# Hotel Industry salaries



## abhilashjaiswal

Hi,

I am planning to do my Masters Degree in International Hotel Management from Bluemountains International Hotel Management School.I am already an MBA with specialisation in Travel and Tourism management with 8 years of work ex in hotel and travel industry.
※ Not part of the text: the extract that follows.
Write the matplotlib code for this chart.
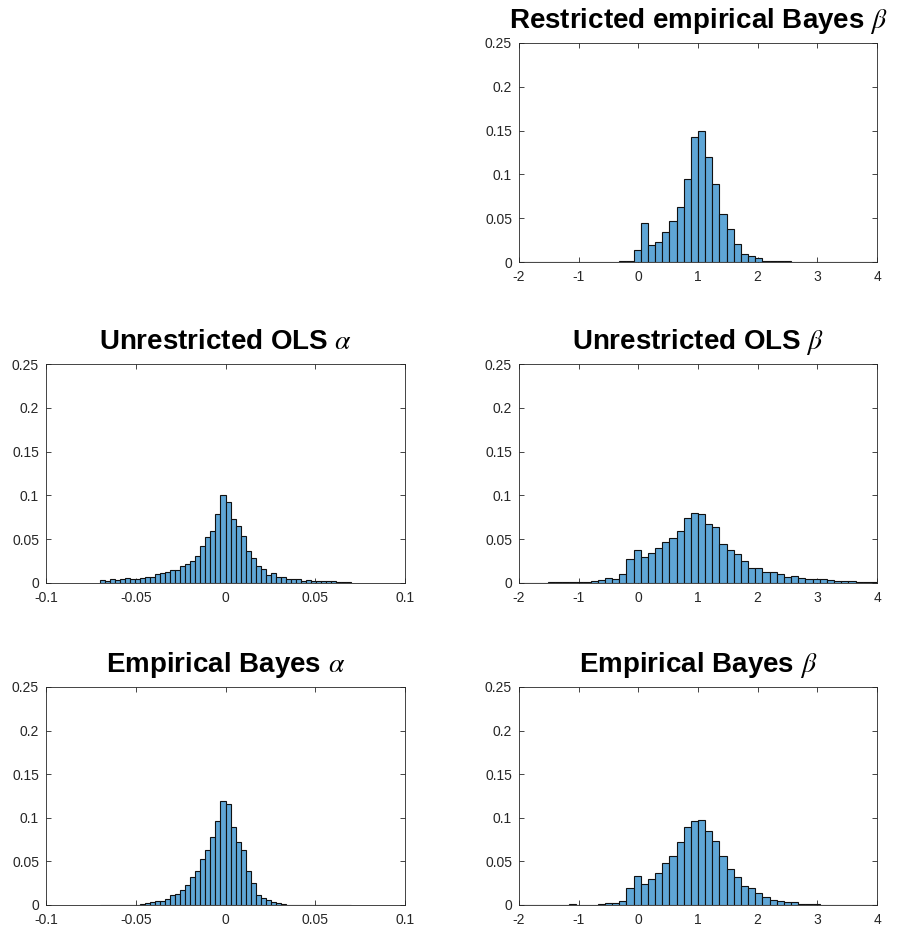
import numpy as np
import matplotlib
matplotlib.use("Agg")
import matplotlib.pyplot as plt

plt.rcParams['font.family'] = ['Liberation Sans', 'DejaVu Sans']
plt.rcParams['mathtext.fontset'] = 'stix'

# bin settings (50 equal bins per histogram)
beta_range = (-2.0, 4.0)
alpha_range = (-0.07, 0.07)
n_bins = 50

# bin probabilities
restricted_eb_beta = [
    0.0005, 0.0005, 0.0005, 0.0004, 0.0004, 0.0005, 0.0004, 0.0005, 0.0005, 0.0005,
    0.0004, 0.0004, 0.0005, 0.0005, 0.0006, 0.001, 0.014, 0.045, 0.019, 0.023,
    0.034, 0.047, 0.063, 0.095, 0.143, 0.149, 0.120, 0.089, 0.055, 0.038,
    0.021, 0.0095, 0.007, 0.004, 0.0015, 0.001, 0.0008, 0.0006, 0.0005, 0.0005,
    0.0005, 0.0004, 0.0005, 0.0004, 0.0004, 0.0004, 0.0004, 0.0003, 0.0003, 0.0003,
]
ols_beta = [
    0.0005, 0.0005, 0.0005, 0.0002, 0.001, 0.001, 0.0015, 0.0017, 0.0017, 0.0017,
    0.002, 0.003, 0.006, 0.005, 0.010, 0.027, 0.038, 0.030, 0.034, 0.040,
    0.047, 0.051, 0.059, 0.074, 0.080, 0.079, 0.067, 0.064, 0.045, 0.038,
    0.033, 0.025, 0.017, 0.017, 0.013, 0.012, 0.010, 0.007, 0.008, 0.006,
    0.005, 0.005, 0.004, 0.003, 0.002, 0.002, 0.002, 0.001, 0.001, 0.001,
]
eb_beta = [
    0.0005, 0.0003, 0.0003, 0.0003, 0.0003, 0.0003, 0.0003, 0.0015, 0.0005, 0.0005,
    0.0005, 0.001, 0.002, 0.002, 0.005, 0.019, 0.033, 0.024, 0.030, 0.037,
    0.048, 0.056, 0.072, 0.089, 0.096, 0.097, 0.085, 0.073, 0.056, 0.041,
    0.032, 0.022, 0.020, 0.014, 0.009, 0.006, 0.005, 0.003, 0.003, 0.0015,
    0.0015, 0.001, 0.0005, 0.0005, 0.0005, 0.0005, 0.0003, 0.0003, 0.0003, 0.0003,
]
ols_alpha = [
    0.0034, 0.002, 0.0046, 0.003, 0.005, 0.0057, 0.005, 0.005, 0.0057, 0.0065,
    0.007, 0.010, 0.0114, 0.0125, 0.015, 0.015, 0.019, 0.0217, 0.025, 0.031,
    0.042, 0.053, 0.059, 0.079, 0.100, 0.093, 0.073, 0.065, 0.054, 0.037,
    0.028, 0.019, 0.0156, 0.009, 0.011, 0.007, 0.0065, 0.0046, 0.0046, 0.004,
    0.002, 0.003, 0.002, 0.0027, 0.0027, 0.002, 0.002, 0.001, 0.001, 0.001,
]
eb_alpha = [
    0.0004, 0.0004, 0.0004, 0.0004, 0.0004, 0.0005, 0.0005, 0.0005, 0.0008, 0.002,
    0.0038, 0.0046, 0.0046, 0.007, 0.011, 0.013, 0.0176, 0.023, 0.032, 0.039,
    0.053, 0.063, 0.078, 0.096, 0.119, 0.116, 0.089, 0.0725, 0.063, 0.039,
    0.025, 0.0115, 0.0084, 0.0053, 0.003, 0.002, 0.0008, 0.0005, 0.0005, 0.0005,
    0.0005, 0.0005, 0.0004, 0.0004, 0.0004, 0.0004, 0.0004, 0.0004, 0.0004, 0.0004,
]

titles = {
    'rb': r'Restricted empirical Bayes $\beta$',
    'oa': r'Unrestricted OLS $\alpha$',
    'ob': r'Unrestricted OLS $\beta$',
    'ea': r'Empirical Bayes $\alpha$',
    'eb': r'Empirical Bayes $\beta$',
}

W, H = 907, 934
fig = plt.figure(figsize=(W / 100, H / 100), dpi=100)

face = '#5FA6D6'
grey = '#262626'


def px_axes(left, top, right, bottom):
    return fig.add_axes([left / W, 1 - bottom / H, (right - left) / W, (bottom - top) / H])


def draw(ax, heights, rng, xticks, xlabels, title):
    edges = np.linspace(rng[0], rng[1], n_bins + 1)
    ax.bar(edges[:-1], heights, width=np.diff(edges), align='edge',
           color=face, edgecolor='#111111', linewidth=0.8, zorder=3)
    ax.set_ylim(0, 0.25)
    ax.set_yticks([0, 0.05, 0.1, 0.15, 0.2, 0.25])
    ax.set_yticklabels(['0', '0.05', '0.1', '0.15', '0.2', '0.25'])
    ax.set_xticks(xticks)
    ax.set_xticklabels(xlabels)
    ax.tick_params(direction='in', top=True, right=True, labelsize=10,
                   colors=grey, length=3.5, width=0.6)
    ax.tick_params(axis='y', pad=5)
    ax.tick_params(axis='x', pad=6)
    for s in ax.spines.values():
        s.set_color(grey)
        s.set_linewidth(0.6)
    ax.set_title(title, fontsize=20, fontweight='bold', pad=11)


bx = [-2, -1, 0, 1, 2, 3, 4]
bl = ['-2', '-1', '0', '1', '2', '3', '4']
ax_ticks = [-0.1, -0.05, 0, 0.05, 0.1]
al = ['-0.1', '-0.05', '0', '0.05', '0.1']

ax1 = px_axes(519, 43, 877, 262)
ax1.set_xlim(-2, 4)
draw(ax1, restricted_eb_beta, beta_range, bx, bl, titles['rb'])

ax2 = px_axes(46, 364, 405, 583)
ax2.set_xlim(-0.1, 0.1)
draw(ax2, ols_alpha, alpha_range, ax_ticks, al, titles['oa'])

ax3 = px_axes(519, 364, 877, 583)
ax3.set_xlim(-2, 4)
draw(ax3, ols_beta, beta_range, bx, bl, titles['ob'])

ax4 = px_axes(46, 687, 405, 905)
ax4.set_xlim(-0.1, 0.1)
draw(ax4, eb_alpha, alpha_range, ax_ticks, al, titles['ea'])

ax5 = px_axes(519, 687, 877, 905)
ax5.set_xlim(-2, 4)
draw(ax5, eb_beta, beta_range, bx, bl, titles['eb'])

fig.savefig('out.png', dpi=100)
I want to know the average salary levels in the australian hotel industry.Right now i am working as a Sales Manager of Hotel Country Inn and Suites By Carlson.

Many Thanks,

Abhilash Jaiswal


----------



## scattley

Pretty low - 40-45K for a night manager for instance. The only way to make 80K + is to be the owner of a hotel.


----------



## abhilashjaiswal

scattley said:


> Pretty low - 40-45K for a night manager for instance. The only way to make 80K + is to be the owner of a hotel.


hi,

i am talking about the positions such as front office manager, sales manager etc.Wud be happy of u can help me out on this.

Thanks
AJ


----------



## Boboa

$45K for night manager??? A bit low?
I know a friend who works as events coordinator for a known hotel in Sydney and she gets circa $67K + super

Might depend on what hotel you are working with. Low key hotels will bay about $46K, known and luxury hotels pay way over that 60-70K


----------



## abhilashjaiswal

Boboa said:


> $45K for night manager??? A bit low?
> I know a friend who works as events coordinator for a known hotel in Sydney and she gets circa $67K + super
> 
> Might depend on what hotel you are working with. Low key hotels will bay about $46K, known and luxury hotels pay way over that 60-70K


Hi Boboa,
Thank you very much for your reply..Can you find out from this friend of yours about the payscale the Front Office Managers / Sales Managers enjoy.Coz if i do my MBA Bluemountains then i wud be interested either in Front Office or Sales.

Thank You,

A.J


----------



## Boboa

Might be a good idea to go to 
Www.seek.com.au
And search "hotel manager " or "sales manager hotel" and you'll get the general idea


----------



## scattley

Boboa said:


> $45K for night manager??? A bit low?
> I know a friend who works as events coordinator for a known hotel in Sydney and she gets circa $67K + super
> 
> Might depend on what hotel you are working with. Low key hotels will bay about $46K, known and luxury hotels pay way over that 60-70K


Events managers tend to earn more $$ than the front office manager/night manager. And this is a 5 star boutique hotel.


----------



## safia1230

thank you brother, but i think the salaries of telecom is better then hotling, i am in telecom line and it better then all lines


----------